Lukas had never been accused of being a foolish man and he wasn’t about to prove the pundits wrong by admitting the truth now. ‘The three-tiered ice chandelier?’ he said, recalling one of the brief updates she had sent him via email.
‘Please don’t mention the chandelier.’ She groaned. ‘It fell twice during construction and Mikhail only just finished it this morning. I hope it’s still hanging there tomorrow for opening night.’
‘It will be. As will the horse-drawn sleighs and husky sleds out the back. Or did you think you’d managed to slip those past me?’
Her quick grin told him that that was exactly what she’d thought. ‘It’s a good idea. Everyone thinks so.’
‘Everyone thinks the sun shines out of you. They wouldn’t dare say anything else.’
She tried to pull off an innocent look but it only made him want to laugh. ‘Are you upset?’
His eyes lowered to half-mast. ‘Do I look upset?’
Eleanore’s pulse sped up. ‘Sometimes it’s hard to tell with you.’
‘I’m not upset. Have you been on one yet?’
She shook her head. ‘I haven’t had the time.’
‘Maybe you’ll have to visit our fair city again sometime.’
‘I’d like that. It would be great to visit in the summer when the sun rises at four in the morning and sets at midnight.
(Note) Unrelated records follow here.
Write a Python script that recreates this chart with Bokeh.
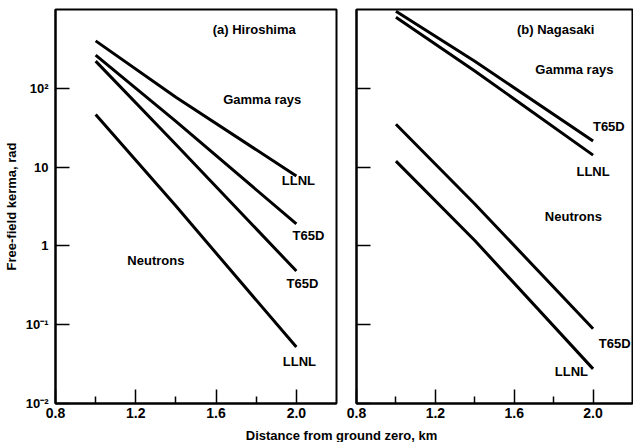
from bokeh.plotting import figure
from bokeh.models import FixedTicker, Label, Range1d
from bokeh.layouts import column, row
from bokeh.embed import file_html
from bokeh.resources import INLINE

# ---- data ----
dist = [1.0, 1.4, 2.0]

hiro_gamma_llnl = [400, 77, 7.7]
hiro_gamma_t65d = [263, 38, 1.9]
hiro_neut_t65d = [221, 19.4, 0.48]
hiro_neut_llnl = [46.5, 3.2, 0.052]

naga_gamma_t65d = [950, 220, 21.5]
naga_gamma_llnl = [800, 166, 14.2]
naga_neut_t65d = [35, 3.4, 0.089]
naga_neut_llnl = [11.9, 1.17, 0.0275]

x_major = [0.8, 1.2, 1.6, 2.0]
x_minor = [1.0, 1.4, 1.8]
y_ticks = [0.01, 0.1, 1, 10, 100]
y_tick_labels = {0.01: "10\u207b\u00b2", 0.1: "10\u207b\u00b9", 1: "1", 10: "10", 100: "10\u00b2"}

FONT = "Liberation Sans"


def make_panel(width, border_left, border_right, show_ylabels):
    p = figure(width=width, height=428, x_range=Range1d(0.8, 2.2),
               y_range=Range1d(0.01, 1000), y_axis_type="log",
               output_backend="svg", toolbar_location=None,
               min_border_left=border_left, min_border_right=border_right,
               min_border_top=9, min_border_bottom=25)
    p.grid.visible = False
    p.outline_line_color = "black"
    p.outline_line_width = 2
    p.background_fill_color = "white"
    p.border_fill_color = "white"

    xa = p.xaxis[0]
    xa.ticker = FixedTicker(ticks=x_major, minor_ticks=x_minor)
    xa.major_tick_in = 14
    xa.major_tick_out = 0
    xa.minor_tick_in = 7
    xa.minor_tick_out = 0
    xa.axis_line_width = 2
    xa.major_tick_line_width = 1.5
    xa.minor_tick_line_width = 1.5
    xa.major_label_text_font = FONT
    xa.major_label_text_font_style = "bold"
    xa.major_label_text_font_size = "14px"
    xa.major_label_text_color = "black"
    xa.major_label_standoff = 4
    xa.major_label_overrides = {0.8: "0.8", 1.2: "1.2", 1.6: "1.6", 2.0: "2.0"}

    ya = p.yaxis[0]
    ya.ticker = FixedTicker(ticks=y_ticks, minor_ticks=[])
    ya.major_tick_in = 14
    ya.major_tick_out = 0
    ya.axis_line_width = 2
    ya.major_tick_line_width = 1.5
    if show_ylabels:
        ya.major_label_overrides = y_tick_labels
        ya.major_label_text_font = FONT
        ya.major_label_text_font_style = "bold"
        ya.major_label_text_font_size = "13px"
        ya.major_label_text_color = "black"
        ya.major_label_standoff = 7
        ya.axis_label = "Free-field kerma, rad"
        ya.axis_label_text_font = FONT
        ya.axis_label_text_font_style = "bold"
        ya.axis_label_text_font_size = "13px"
        ya.axis_label_text_color = "black"
        ya.axis_label_standoff = 4
    else:
        ya.major_label_overrides = {t: "" for t in y_ticks}
        ya.major_label_text_font_size = "2px"
        ya.major_label_standoff = 0
    return p


def add_text(p, x, y, text, align="center"):
    p.add_layout(Label(x=x, y=y, text=text, text_font=FONT, text_font_style="bold",
                       text_font_size="13px", text_color="black",
                       text_align=align, text_baseline="middle"))


# ---- (a) Hiroshima ----
p1 = make_panel(344, 52, 8, True)
for ys in (hiro_gamma_llnl, hiro_gamma_t65d, hiro_neut_t65d, hiro_neut_llnl):
    p1.line(dist, ys, line_color="black", line_width=3)
add_text(p1, 1.79, 10 ** 2.75, "(a) Hiroshima")
add_text(p1, 1.83, 10 ** 1.86, "Gamma rays")
add_text(p1, 2.01, 10 ** 0.83, "LLNL")
add_text(p1, 2.06, 10 ** 0.13, "T65D")
add_text(p1, 1.30, 10 ** -0.19, "Neutrons")
add_text(p1, 2.03, 10 ** -0.48, "T65D")
add_text(p1, 2.015, 10 ** -1.47, "LLNL")

# ---- (b) Nagasaki ----
p2 = make_panel(289, 12, 1, False)
for ys in (naga_gamma_t65d, naga_gamma_llnl, naga_neut_t65d, naga_neut_llnl):
    p2.line(dist, ys, line_color="black", line_width=3)
add_text(p2, 1.81, 10 ** 2.75, "(b) Nagasaki")
add_text(p2, 1.905, 10 ** 2.24, "Gamma rays")
add_text(p2, 2.08, 10 ** 1.52, "T65D")
add_text(p2, 2.0, 10 ** 0.95, "LLNL")
add_text(p2, 1.90, 10 ** 0.37, "Neutrons")
add_text(p2, 2.11, 10 ** -1.24, "T65D")
add_text(p2, 1.89, 10 ** -1.6, "LLNL")

# ---- shared x-axis title ----
p3 = figure(width=633, height=14, x_range=Range1d(0, 633), y_range=Range1d(0, 14),
            x_axis_type=None, y_axis_type=None, output_backend="svg",
            toolbar_location=None, min_border=0)
p3.grid.visible = False
p3.outline_line_color = None
p3.add_layout(Label(x=341, y=7, text="Distance from ground zero, km", text_font=FONT,
                    text_font_style="bold", text_font_size="13px", text_color="black",
                    text_align="center", text_baseline="middle"))

layout = column(row(p1, p2), p3)
open("out.html", "w").write(file_html(layout, INLINE))
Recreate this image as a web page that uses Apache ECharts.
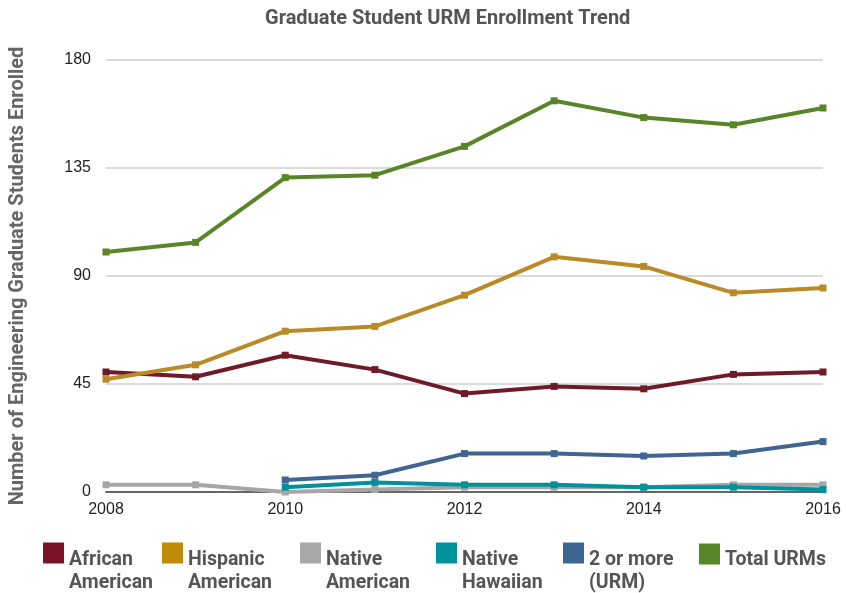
<!DOCTYPE html>
<html><head><meta charset="utf-8">
<script src="https://cdn.jsdelivr.net/npm/echarts@6/dist/echarts.min.js"></script>
<style>html,body{margin:0;padding:0;background:#fff}#c{width:846px;height:593px}</style>
</head><body><div id="c"></div>
<script>
const years = ['2008','2009','2010','2011','2012','2013','2014','2015','2016'];
const africanAmerican = [50, 48, 57, 51, 41, 44, 43, 49, 50];
const hispanicAmerican = [47, 53, 67, 69, 82, 98, 94, 83, 85];
const nativeAmerican = [3, 3, 0, 1, 2, 2, 2, 3, 3];
const nativeHawaiian = [null, null, 2, 4, 3, 3, 2, 2, 1];
const twoOrMore = [null, null, 5, 7, 16, 16, 15, 16, 21];
const totalURMs = [100, 104, 131, 132, 144, 163, 156, 153, 160];
const yTicks = [0, 45, 90, 135, 180];

const names = ['African\nAmerican','Hispanic\nAmerican','Native\nAmerican','Native\nHawaiian','2 or more\n(URM)','Total URMs'];
const colors = ['#6f1a29','#b98a25','#a6a6a8','#00929a','#3f6590','#5a8428'];
const legendColors = ['#7b1225','#bf8a0a','#a7a7aa','#00939c','#3c6591','#5a8727'];
const dataSets = [africanAmerican, hispanicAmerican, nativeAmerican, nativeHawaiian, twoOrMore, totalURMs];
const legendLeft = [43, 162, 300, 436, 563, 699];

const chart = echarts.init(document.getElementById('c'));
chart.setOption({
  animation: false,
  title: {
    text: 'Graduate Student URM Enrollment Trend',
    left: 260, top: 4,
    textStyle: {fontFamily: 'Roboto', fontWeight: 'bold', fontSize: 20, color: '#555'}
  },
  grid: {left: 103, right: 23, top: 60, bottom: 101},
  legend: names.map((n, i) => {
    const lines = n.split('\n');
    const two = lines.length > 1;
    const sp = two ? 38 : 12;
    return {
      data: [{name: n, itemStyle: {color: legendColors[i]}}],
      left: legendLeft[i], top: two ? 529.5 : 542, padding: 0,
      icon: 'rect', itemWidth: 21, itemHeight: 21, itemGap: 0,
      formatter: () => '{s| }\n' + lines.map(l => '{t|' + l + '}').join('\n'),
      textStyle: {
        rich: {
          s: {fontSize: 1, lineHeight: sp},
          t: {fontFamily: 'Roboto', fontWeight: 'bold', fontSize: 19.5, color: '#555', lineHeight: 23}
        }
      }
    };
  }),
  xAxis: {
    type: 'category', data: years, boundaryGap: false,
    axisLine: {lineStyle: {color: '#666', width: 2}},
    axisTick: {show: false},
    axisLabel: {interval: 1, fontFamily: 'Liberation Sans', fontSize: 16, color: '#222', margin: 10},
    splitLine: {show: false}
  },
  yAxis: {
    type: 'value', min: yTicks[0], max: yTicks[yTicks.length-1], interval: 45,
    name: 'Number of Engineering Graduate Students Enrolled',
    nameLocation: 'middle', nameGap: 78, nameRotate: 90,
    nameTextStyle: {fontFamily: 'Roboto', fontWeight: 'bold', fontSize: 20, color: '#666'},
    axisLine: {show: false}, axisTick: {show: false},
    axisLabel: {fontFamily: 'Liberation Sans', fontSize: 16, color: '#222', margin: 15},
    splitLine: {lineStyle: {color: '#cfcfcf', width: 1.5}}
  },
  series: names.map((n, i) => ({
    name: n, type: 'line', data: dataSets[i],
    symbol: 'rect', symbolSize: 7, showSymbol: true,
    lineStyle: {color: colors[i], width: 4},
    itemStyle: {color: colors[i]},
    z: 2 + i
  }))
});
</script></body></html>
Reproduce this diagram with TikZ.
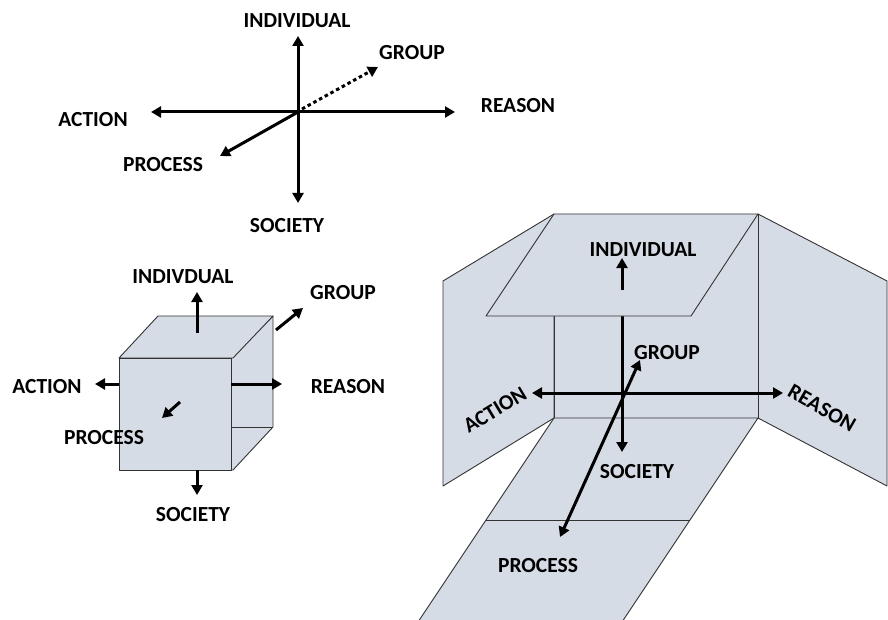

I can only imagine that everyone is completely exhausted the whole time.’
‘You get used to it but heavy blackout curtains help.’
She laughed. ‘New York is a little more civilised. The sun doesn’t wake us until about six in summer.’
‘You seem eager to get home.’
She hesitated, unsure how she felt about going home. ‘I guess I am. It’s been a while since I was there and it will be nice to see the city again. To spend time with my sisters.’
‘You sound close?’
‘Yes...’
‘But?’
Eleanore thought about what he’d said about her sisters being talented because they shared her genes. She felt herself blush under his weighty gaze and forced her mind to concentrate. ‘But we don’t see one another nearly enough. No matter what though, they mean the world to me. What about you? I remember you said your parents are no longer here, but do you have siblings? Brothers or sisters?’
This was why Lukas never usually probed the women he dated for personal information. They usually probed right back. ‘None that I know of.’
‘Oh.’ She tilted her head and her shiny ponytail slipped over one shoulder. ‘That doesn’t sound good.’
Lukas took a swig of his champagne and found his usual reticence to talk about these things strangely absent. What would she think if she knew the truth of his heritage? Would she be put off as he knew many other society heiresses would be? ‘I didn’t know my parents.’
‘Not at all?’
‘I was a street kid, Eleanore.’
‘You lied to me.’ She stared at him wide-eyed. ‘When I asked you, you said...’ She frowned as if she was trying to remember what he’d said.
‘I think what I said was that you had a good imagination. And you do.’